Where Does Subaru Stand in China?


Subaru's limited presence in China compared to other Japanese automakers has proved to be a mixed blessing. The automotive division of Fuji Heavy Industries has avoided some of the extreme repercussions and sales losses that have hit Toyota and Honda hard.

Photo credit: Subaru of China.

But does it really help investors if Subaru maintains its cautious stance in China? More importantly, can investors ever hope to see Subaru reap rewards from the huge opportunity in China?

Shattered sales

To understand Subaru's dynamics in China, investors need to realize the present dilemma of all Japanese auto makers in the country. China and Japan are fighting over their respective claims on a group of uninhabited islands in the East China Sea. Widespread violent protests and boycotts of Japanese goods broke out in China in August last year, when the city of Tokyo resolved to purchase these islands from their private Japanese owners.

Japanese automakers suffered a sharp decline in sales, losing billions of dollars' worth of business. According to a Wall Street Journal report, based on data provided by auto research firm WAYS, Japanese automakers' share of the Chinese market fell from 20.9% in August 2012 to 9.1% in October 2012.

Toyota was gunning for sales of 1 million cars in China in 2012, but could sell only 840,500 cars . Honda's sales slipped to below 2010 levels.

Subaru also felt a heavy impact; its sales plunged from 57,198 units to 43,459 . But while Subaru's fall was the steepest in percentage terms, it suffered the least slippage in actual lost sales units. Subaru is the only Japanese automaker that does not own a plant on Chinese soil, and it sells only around 50,000 cars in the country. Thus, its overall sales barely budged, and it did not have to cut production. It merely transferred China's quota of cars to other markets like North America, where its cars were highly in demand.

Annual Sales in China
















Source: Company financial reports. All sales are for calendar years.

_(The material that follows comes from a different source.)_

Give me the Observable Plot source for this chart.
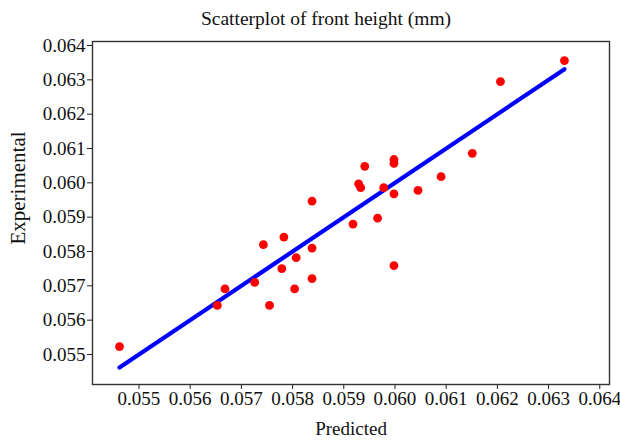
<!DOCTYPE html>
<html>
<head>
<meta charset="utf-8">
<script src="https://cdn.jsdelivr.net/npm/d3@7"></script>
<script src="https://cdn.jsdelivr.net/npm/@observablehq/plot@0.6"></script>
<style>
  html, body { margin: 0; padding: 0; background: #fff; }
  #wrap { position: relative; width: 620px; height: 445px; overflow: hidden; }
  #title { width: 588px; height: 36px; line-height: 38px; padding-left: 32px; text-align: center;
           font-family: "Liberation Serif", serif; font-size: 19.5px; color: #111; }
  #ylabel { position: absolute; left: 18px; top: 188px; transform: translate(-50%, -50%) rotate(-90deg);
            font-family: "Liberation Serif", serif; font-size: 21px; color: #111; white-space: nowrap; }
  #chart svg text { font-family: "Liberation Serif", serif !important; font-variant: normal !important; font-variant-numeric: normal !important; }
</style>
</head>
<body>
<div id="wrap">
  <div id="title"></div>
  <div id="ylabel"></div>
  <div id="chart"></div>
</div>
<script>
const titleText = "Scatterplot of front height (mm)";
const xLabel = "Predicted";
const yLabel = "Experimental";

const predicted = [0.05462, 0.05653, 0.05668, 0.05726, 0.05743, 0.05755, 0.05779, 0.05783, 0.05804, 0.05807,
  0.05838, 0.05838, 0.05838, 0.05918, 0.05929, 0.05933, 0.05941, 0.05966, 0.05978, 0.05998,
  0.05998, 0.05998, 0.05998, 0.06045, 0.06090, 0.06151, 0.06206, 0.06331];
const experimental = [0.05523, 0.05643, 0.05691, 0.05710, 0.05820, 0.05643, 0.05750, 0.05842, 0.05691, 0.05782,
  0.05947, 0.05810, 0.05721, 0.05880, 0.05997, 0.05986, 0.06048, 0.05897, 0.05986, 0.06068,
  0.06057, 0.05968, 0.05759, 0.05978, 0.06018, 0.06086, 0.06295, 0.06356];
const xTicks = [0.055, 0.056, 0.057, 0.058, 0.059, 0.060, 0.061, 0.062, 0.063, 0.064];
const yTicks = [0.055, 0.056, 0.057, 0.058, 0.059, 0.060, 0.061, 0.062, 0.063, 0.064];

document.getElementById("title").textContent = titleText;
document.getElementById("ylabel").textContent = yLabel;

const points = predicted.map((p, i) => ({p, e: experimental[i]}));
// y = x reference line over the range of predicted values
const fitLine = d3.extent(predicted).map(v => ({p: v, e: v}));
const fmt = d3.format(".3f");
const serif = "Liberation Serif";

const chart = Plot.plot({
  width: 620,
  height: 409,
  marginTop: 5,
  marginBottom: 61,
  marginLeft: 92,
  marginRight: 11,
  style: {fontFamily: "'Liberation Serif', serif", fontSize: "19px", color: "#222", background: "white", overflow: "visible"},
  x: {domain: [0.054092, 0.06419], label: null},
  y: {domain: [0.054126, 0.064117], label: null},
  marks: [
    Plot.axisX({ticks: xTicks, tickFormat: fmt, tickSize: 5, tickPadding: 2, label: null, fontSize: 19, fontFamily: serif, fontVariant: "normal", fill: "#111"}),
    Plot.axisY({ticks: yTicks, tickFormat: fmt, tickSize: 5, tickPadding: 2, label: null, fontSize: 19, fontFamily: serif, fontVariant: "normal", fill: "#111"}),
    Plot.line(fitLine, {x: "p", y: "e", stroke: "#0000ff", strokeWidth: 4.2}),
    Plot.dot(points, {x: "p", y: "e", r: 4.4, fill: "#ff0000", stroke: "none"}),
    Plot.frame({stroke: "#333", strokeWidth: 1.4}),
    Plot.text([xLabel], {frameAnchor: "bottom", dy: 50, text: d => d, fontSize: 19, fontFamily: serif, fill: "#111"})
  ]
});
document.getElementById("chart").appendChild(chart);
</script>
</body>
</html>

Since then, the situation has improved. Japanese automakers regained a market share of 18.8% by July this year, but the crisis is not yet resolved. Japanese automakers are still facing resistance in fast growing coastal and northeastern markets like Shandong, Zhejiang, and Jiangsu. These provinces were occupied by Japan during the Second World War, and anti-Japanese sentiments still run high here.

Lucky escape

In 2011, Subaru had planned to build a manufacturing plant in China, with annual capacity of 150,000 units . Back then, the company was chasing a sales target of 180,000 cars by 2016 . But the Chinese authorities rejected Subaru's petition to form a joint venture with China's Chery Automobile last year, and the company had to cut its China sales target to 100,000.

At that time, this was a big setback; later, it gave investors cause to rejoice. Subaru would have struggled to build a plant amid anti-Japan sentiments, and there was no chance that it could grow sales by almost four times from the 2012 levels within four short years. More importantly, if the company built the plant but failed to fully utilize its capacity, it could have suffered big losses -- too big for a company of its size.

So, investors can now take heart that Subaru's 2013 sales target in China is a modest but achievable 57,500 , miles away from its erstwhile targets but a 32% improvement from last year.

Task ahead

No global automaker can afford to ignore China. Though the country books 20 million vehicle sales annually, China still has one of the lowest vehicle ownership rates in the world. Out of every 1,000 Chinese people, only 85 own a car . If we extrapolate the opportunity for China's 1-billion-plus population, the market potential becomes mind-boggling.

Both Toyota and Honda are going for the kill to regain their lost ground in China. Toyota has recently launched the refreshed RAV4, and will introduce the remodelled Vios and Yaris small cars in the fourth quarter. Honda will launch 12 new models here by 2015 , of which five will be exclusively for China.

Subaru management also wants to grow its Chinese business despite the recent challenges. Its Chinese subsidiary, SOC, has formed a joint venture with the country's leading auto dealer group, Pangda Automobile , to consolidate the entire marketing efforts. Earlier, the individual regional agencies carried out this job in a localized manner.

The new joint venture will change many of the company's old practices . Previously, Subaru did not have defined sales targets for monthly, seasonal, or annual sales for all dealerships; SOC will now put these in place. Buyers will start getting purchase incentives, and dealers will get a 50% subsidy for advertisement, investment, and exhibition. The joint venture's operations started on Oct. 1 and investors should keep an eye on the monthly sales numbers to see how the plans are coming through.

I also think that it is inevitable that Subaru will eventually invest in a Chinese facility. How else can it compete with other automakers if it is forever saddled with 25% import taxes?


Subaru got lucky in China. Now it needs to get back in the game. The joint venture with Pangda will help the company in meeting its near and mid-term targets. There is a very good chance that the aggressive marketing efforts will push up sales. This can be the first step toward more ambitious future strategies in the country. Subaru is already on a great run in the U.S, so any positive developments in China could be additional catalysts for its stock.